Monero v. Zcash: Who Has the Better Privacy?

Monero and Zcash battle!
March 25, 2025 by Anthony Rosa

Introduction

This is an often discussed issue in the privacy community. Monero is viewed as the darknet darling whereas Zcash gets the reputation as the project who bent the knee to exchanges. There is truth to this. Monero absolutely was the dominant darknet currency, though >Bitcoin is regaining dominance, and Zcash did alter its protocol to support exchange deposits coming from a transparent source.

Regardless, Zcash shielded transactions provide better privacy than Monero. Perhaps you're surprised by the blunt nature of the comment, and the intentional lack of nuance. But, it's the truth.

Monero ultimately relies on obfuscating senders through ring signatures, whereas Zcash implements full encryption through zk-SNARKs. Monero has proven de-obfuscation vulnerabilities, such as the Maximum A Postieri (MAP) Decoder attack, which reduces the effective ring set to 4.2, and the Black Marble flooding incident, which may have reduced the effective ring set to 5.5. Combined, these vulnerabilities may have an astonishingly weak "effective ring size of 1.3."

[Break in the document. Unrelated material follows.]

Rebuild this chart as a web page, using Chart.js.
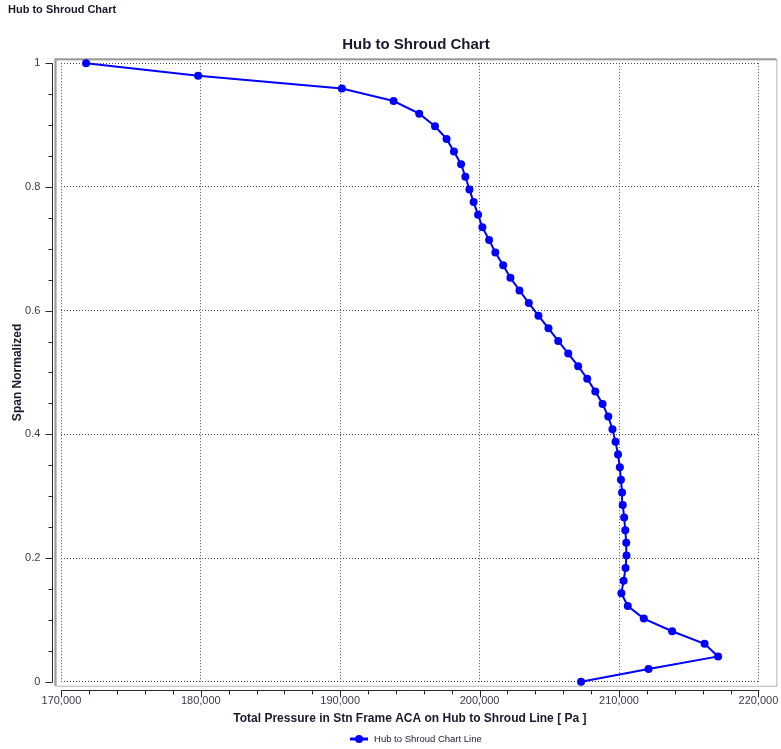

I'm a long time user of Monero. I love Monero. Monero's privacy will improve with FCMP++. Monero does have advantages over Zcash, such as having no transparent tokens (which removes the attack vector of correlating transparent and shielded funds), network-level protections, a more robust peer-to-peer market, and more no-KYC acquisition options.

However, these attributes cannot make up for the current state of Monero's small ring set, without the accounting for the recent issues. Zcash shielded transactions are protected by sound cryptography immune to statistical heuristics, with no known cryptographic vulnerabilities or practical deanonymization attacks. The choice is clear, Zcash has better privacy.